I have an undergraduate degree in classical languages, part of spending most of my time in a pre-divinity program. (I also read Hebrew as part of that, though not enough to get a biblical languages degree.)
I also have a "professional/terminal" masters, a master of divinity degree. Being at a conservative Lutheran seminary, we weren't taught too much about the critical theological method, but we were taught a little. And, from there, I did a lot of reading on my own, eventually doing intellectual judo to refute what I was being taught there and had been raised to believe.
That said, I had several classes in exegesis of particular biblical books. I audited a class on introductory Aramaic. I took a class on the Greek of the Septuagint and also did readings in patristic Greek. And I took an upper-level graduate course on textual criticism. And, in English, I've read much of the Dead Sea Scrolls, most of the Nag Hammadi finds and more.
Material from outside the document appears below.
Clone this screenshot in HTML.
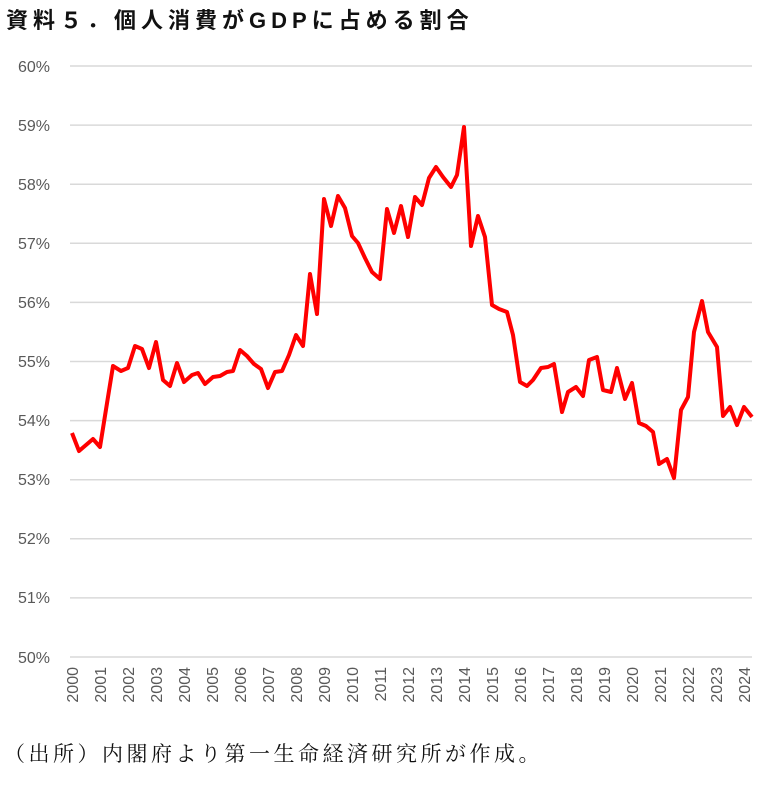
<!DOCTYPE html>
<html><head><meta charset="utf-8"><style>
body{margin:0;background:#fff;width:775px;height:785px;overflow:hidden}
svg{display:block}
</style></head><body>
<svg width="775" height="785" xmlns="http://www.w3.org/2000/svg">
<text x="6" y="28" font-family="'Liberation Sans','Noto Sans CJK JP',sans-serif" font-size="22" font-weight="bold" letter-spacing="5" fill="#111">資料５．個人消費がGDPに占める割合</text>
<g stroke="#d9d9d9" stroke-width="1.5">
<line x1="70" x2="752" y1="66" y2="66"/><line x1="70" x2="752" y1="125.1" y2="125.1"/><line x1="70" x2="752" y1="184.2" y2="184.2"/><line x1="70" x2="752" y1="243.3" y2="243.3"/><line x1="70" x2="752" y1="302.4" y2="302.4"/><line x1="70" x2="752" y1="361.5" y2="361.5"/><line x1="70" x2="752" y1="420.6" y2="420.6"/><line x1="70" x2="752" y1="479.7" y2="479.7"/><line x1="70" x2="752" y1="538.8" y2="538.8"/><line x1="70" x2="752" y1="597.9" y2="597.9"/><line x1="70" x2="752" y1="657" y2="657"/>
</g>
<g font-family="'Liberation Sans',sans-serif" font-size="16" fill="#595959" text-anchor="end">
<text x="50" y="72">60%</text><text x="50" y="131">59%</text><text x="50" y="190">58%</text><text x="50" y="249">57%</text><text x="50" y="308">56%</text><text x="50" y="367">55%</text><text x="50" y="426">54%</text><text x="50" y="485">53%</text><text x="50" y="544">52%</text><text x="50" y="603">51%</text><text x="50" y="663">50%</text>
</g>
<polyline fill="none" stroke="#ff0000" stroke-width="4" stroke-linejoin="round" points="72,433 79,451 93,439 100,447 108,397 113,366 121,371 128,368 135,346 142,349 149,368 156,342 163,380 170,386 177,363 184,382 192,375 198,373 205,384 213,377 220,376 227,372 233,371 240,350 247,356 254,364 261,369 268,388 275,372 282,371 289,355 296,335 303,346 310,274 317,314 324,199 331,226 338,196 345,208 352,236 358,243 365,258 372,272 380,279 387,209 394,233 401,206 408,237 415,197 422,205 429,178 436,167 443,177 451,187 457,175 464,127 471,246 478,216 485,237 492,305 499,309 507,312 513,335 520,382 527,386 533,380 541,368 548,367 554,364 562,412 568,392 576,387 583,396 589,360 597,357 603,390 611,392 617,368 625,399 632,383 639,423 646,426 653,432 659,464 667,459 674,478 681,410 688,397 694,332 702,301 708,332 717,347 723,416 730,407 737,425 744,407 752,417"/>
<g font-family="'Liberation Sans',sans-serif" font-size="16" fill="#595959" text-anchor="end">
<text transform="translate(78,667) rotate(-90)">2000</text>
<text transform="translate(106,667) rotate(-90)">2001</text>
<text transform="translate(134,667) rotate(-90)">2002</text>
<text transform="translate(162,667) rotate(-90)">2003</text>
<text transform="translate(190,667) rotate(-90)">2004</text>
<text transform="translate(218,667) rotate(-90)">2005</text>
<text transform="translate(246,667) rotate(-90)">2006</text>
<text transform="translate(274,667) rotate(-90)">2007</text>
<text transform="translate(302,667) rotate(-90)">2008</text>
<text transform="translate(330,667) rotate(-90)">2009</text>
<text transform="translate(358,667) rotate(-90)">2010</text>
<text transform="translate(386,667) rotate(-90)">2011</text>
<text transform="translate(414,667) rotate(-90)">2012</text>
<text transform="translate(442,667) rotate(-90)">2013</text>
<text transform="translate(470,667) rotate(-90)">2014</text>
<text transform="translate(498,667) rotate(-90)">2015</text>
<text transform="translate(526,667) rotate(-90)">2016</text>
<text transform="translate(554,667) rotate(-90)">2017</text>
<text transform="translate(582,667) rotate(-90)">2018</text>
<text transform="translate(610,667) rotate(-90)">2019</text>
<text transform="translate(638,667) rotate(-90)">2020</text>
<text transform="translate(666,667) rotate(-90)">2021</text>
<text transform="translate(694,667) rotate(-90)">2022</text>
<text transform="translate(722,667) rotate(-90)">2023</text>
<text transform="translate(750,667) rotate(-90)">2024</text>
</g>
<text x="4" y="761" font-family="'Liberation Serif','Noto Serif CJK SC',serif" font-size="21" letter-spacing="3.5" fill="#111">（出所）内閣府より第一生命経済研究所が作成。</text>
</svg>
</body></html>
And, in the years since graduation, I have kept up with a fair amount of biblical studies on both testaments.
So, I feel comfortable calling myself a semi-academic.
And, I feel quite comfortable, as a semi-academic, and as an atheist who's not a Gnu Atheist, telling the mythicists they're wrong, and how and why.
Anyway, this isn't an overarching redaction criticism of any specific New Testament book, or some other detailed academic exercise. For example, I'm not going to try to tackle how a Mark relocated Jesus 100 years earlier. Suffice it to say that, albeit with a mythical leader, we historically had "early" and "late" dates for the Jewish exodus from Egypt, and the certainly mythical Zoroaster has had floruits dated as much as 1,000 years apart.